Electron gagné, électron perdu
Grâce à des techniques d’optiques novatrices, les chercheurs ont pu étudier avec précision le comportement d’ions amphiphiles, c’est-à-dire composés à la fois d’une partie hydrophile et d’une autre hydrophobe. On sait déjà qu’en conservant leur «tête» dans l’eau et leur «queue» dans l’huile, ces molécules assurent la stabilité de l’interface entre ces deux liquides.
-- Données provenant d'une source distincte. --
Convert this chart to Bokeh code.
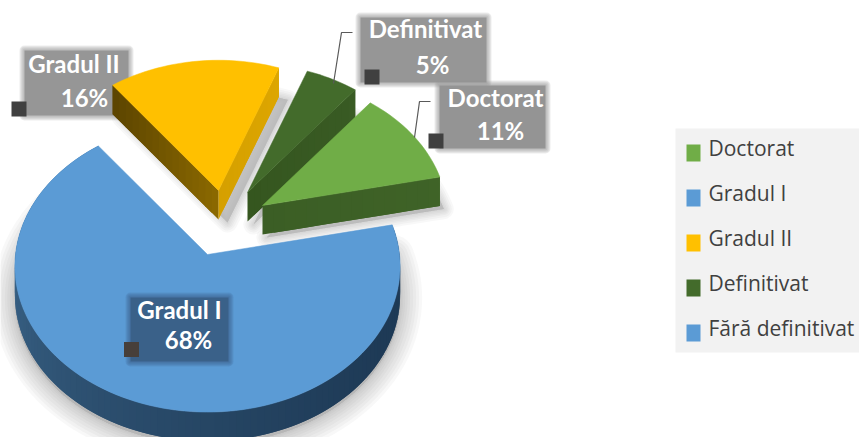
import math
from bokeh.embed import file_html
from bokeh.resources import INLINE
from bokeh.plotting import figure
from bokeh.models import Range1d
from bokeh.core.properties import value

# ---------- data ----------
categories = ["Doctorat", "Gradul I", "Gradul II", "Definitivat", "Fără definitivat"]
percent = [11, 68, 16, 5, 0]
colors = ["#70AD47", "#5B9BD5", "#FFC000", "#436B2B", "#5B9BD5"]

# ---------- layout / style ----------
W, H = 859, 437
START = 38.4
RX, RY, K = 192.0, 145.0, 0.08
DEPTH = 29
FONT = "Lato"
apex = {"Doctorat": (262, 205), "Gradul I": (207, 254), "Gradul II": (218, 190),
        "Definitivat": (247, 192), "Fără definitivat": (207, 254)}
scale = {"Doctorat": 0.96, "Gradul I": 1.0, "Gradul II": 0.97, "Definitivat": 0.96, "Fără definitivat": 1.0}
shadow_off = {"Doctorat": (4, 3), "Gradul I": (0, 3), "Gradul II": (9, 3), "Definitivat": (6, 3), "Fără definitivat": (0, 0)}
# colours of the radial walls: (start wall, end wall), each (near the apex, at the rim)
walls = {"Doctorat": (None, ("#3B5E25", "#3F6327")),
         "Gradul II": (("#8A6800", "#5A4300"), ("#D5A000", "#DDA600")),
         "Definitivat": (None, ("#35561F", "#395B24")),
         "Gradul I": (None, None),
         "Fără definitivat": (None, None)}
draw_order = ["Gradul I", "Gradul II", "Definitivat", "Doctorat"]


def hex2rgb(h):
    return tuple(int(h[i:i + 2], 16) for i in (1, 3, 5))


def mix(a, b, t):
    ra, rb = hex2rgb(a), hex2rgb(b)
    return "#%02x%02x%02x" % tuple(round(x + (y - x) * t) for x, y in zip(ra, rb))


def rim(name, phi):
    """Perspective projection of a point on the pie's rim; phi is clockwise from 12 o'clock."""
    c, s = math.sin(math.radians(phi)), -math.cos(math.radians(phi))
    w = 1 - K * s
    f = scale[name]
    ax, ay = apex[name]
    return ax + f * RX * c / w, ay + f * RY * s / w


spans = {}
acc = START
for n, v in zip(categories, percent):
    spans[n] = (acc, acc + v * 3.6)
    acc += v * 3.6


def face(name, dx=0.0, dy=0.0):
    a, b = spans[name]
    steps = max(1, int((b - a) / 2))
    pts = [apex[name]] + [rim(name, a + (b - a) * i / steps) for i in range(steps + 1)]
    return [p[0] + dx for p in pts], [p[1] + dy for p in pts]


p = figure(width=W, height=H, output_backend="svg", toolbar_location=None,
           x_range=Range1d(0, W), y_range=Range1d(H, 0),
           min_border=0, outline_line_color=None, background_fill_color="white",
           border_fill_color="white")
p.axis.visible = False
p.grid.visible = False


def soft_box(x0, y0, x1, y1, color):
    xs, ys = [x0, x1, x1, x0], [y0, y0, y1, y1]
    for w in (10, 8, 6, 4, 2):
        p.patch(xs, ys, fill_alpha=0, line_color=color, line_alpha=0.17, line_width=w, line_join="round")
    p.patch(xs, ys, fill_color=color, line_alpha=0)


# pie shadows
for name in draw_order:
    ox, oy = shadow_off[name]
    sx, sy = face(name, ox, DEPTH + oy)
    widths = (44, 38, 32, 26, 20, 15, 10, 6, 3) if name == "Gradul I" else (20, 16, 12, 9, 6, 3)
    for w in widths:
        p.patch(sx, sy, fill_color="#707070", fill_alpha=0.03, line_color="#707070", line_alpha=0.05,
                line_width=w, line_join="round")
    p.patch(sx, sy, fill_color="#b8b8b8", fill_alpha=0.75, line_alpha=0)

# label boxes behind the slices
soft_box(24, 50, 128, 115, "#969696")
soft_box(360, 17, 486, 82, "#969696")
soft_box(439, 85, 545, 148, "#949494")

for name in draw_order:
    col = colors[categories.index(name)]
    a, b = spans[name]
    ax, ay = apex[name]
    # outer wall: each strip runs on under the next one, so that no seams show
    if name == "Gradul I":
        qx, qy, qc = [], [], []
        phi = a
        while phi < b:
            e = min(phi + 4, b)
            x0, y0 = rim(name, phi)
            x1, y1 = rim(name, e)
            qx.append([x0, x1, x1, x0])
            qy.append([y0, y1, y1 + DEPTH, y0 + DEPTH])
            t = (phi - a) / (b - a)
            qc.append(mix("#1E3A56", "#47779F", max(0.0, (t - 0.15) / 0.85) ** 1.4))
            phi += 2
        p.patches(qx, qy, fill_color=qc, line_alpha=0)
    # radial walls as overlapping strips
    for wall, phi in zip(walls[name], (a, b)):
        if wall is None:
            continue
        rx, ry = rim(name, phi)
        n = 16
        qx, qy, qc = [], [], []
        for i in range(n):
            t0, t1 = i / n, min(1, (i + 2) / n)
            x0, y0 = ax + (rx - ax) * t0, ay + (ry - ay) * t0
            x1, y1 = ax + (rx - ax) * t1, ay + (ry - ay) * t1
            qx.append([x0, x1, x1, x0])
            qy.append([y0, y1, y1 + DEPTH, y0 + DEPTH])
            qc.append(mix(wall[0], wall[1], t0))
        p.patches(qx, qy, fill_color=qc, line_alpha=0)
    fx, fy = face(name)
    p.patch(fx, fy, fill_color=col, line_color=col, line_width=0.5)

# the box that lies on the big slice
soft_box(130, 297, 228, 361, "#3A6189")

# leader lines
p.line([333, 341, 352], [83, 32, 32], line_color="#595959", line_width=1.2)
p.line([414, 419, 430], [137, 101, 101], line_color="#595959", line_width=1.2)

# small handles
p.scatter([18.5, 371.5, 435.5, 131], [108.5, 76.5, 140.5, 349], marker="square", size=15,
          fill_color=["#404040", "#404040", "#404040", "#473F3A"], line_alpha=0)

# data labels
label_x = {"Doctorat": (495, 500), "Gradul I": (179, 188), "Gradul II": (73.5, 84), "Definitivat": (425, 432)}
label_y = {"Doctorat": (97, 130), "Gradul I": (309, 339), "Gradul II": (63, 97), "Definitivat": (28, 64)}
tx, ty, tt = [], [], []
for n, v in zip(categories, percent):
    if v > 0:
        tx += list(label_x[n])
        ty += list(label_y[n])
        tt += [n, f"{v}%"]
p.text(tx, ty, text=tt, text_color="white", text_font=value(FONT), text_font_style="bold",
       text_font_size="24px", text_align="center", text_baseline="middle")

# legend panel with its swatches and labels; the swatches sit a little lower than the texts
p.quad(left=[675], right=[W], top=[128], bottom=[352], fill_color="#F2F2F2", line_alpha=0)
rows = [147 + 45 * i for i in range(len(categories))]
p.quad(left=[686] * len(rows), right=[700] * len(rows), top=[r - 3 for r in rows], bottom=[r + 14 for r in rows],
       fill_color=colors, line_alpha=0)
p.text([708] * len(rows), rows, text=categories, text_color="#404040", text_font=value("Open Sans"),
       text_font_size="21px", text_align="left", text_baseline="middle")

open("out.html", "w").write(file_html(p, INLINE))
Mais Sylvie Roke a fait un pas de plus. Elle a découvert que ces unités amphiphiles adoptent des structures très différentes selon qu’elles sont des anions ou des cations - c’est-à-dire selon qu’elles aient gagné ou perdu un ou plusieurs électrons, et soient donc chargées soit négativement dans le premier cas, soit positivement dans le second. Les anions vont aligner les molécules d’eau et ne se mélangeront pas à l’huile, tandis que les cations vont au contraire casser cet alignement et se mélanger à l’huile. Ceci donne deux mécanismes de stabilisation de l’interface eau/huile de nature très différente. Leurs effets potentiels à plus grande échelle peuvent donc l’être également.
Pour observer les interactions moléculaires à l'interface eau/huile, les chercheurs utilisent des lasers et des techniques optiques complexes.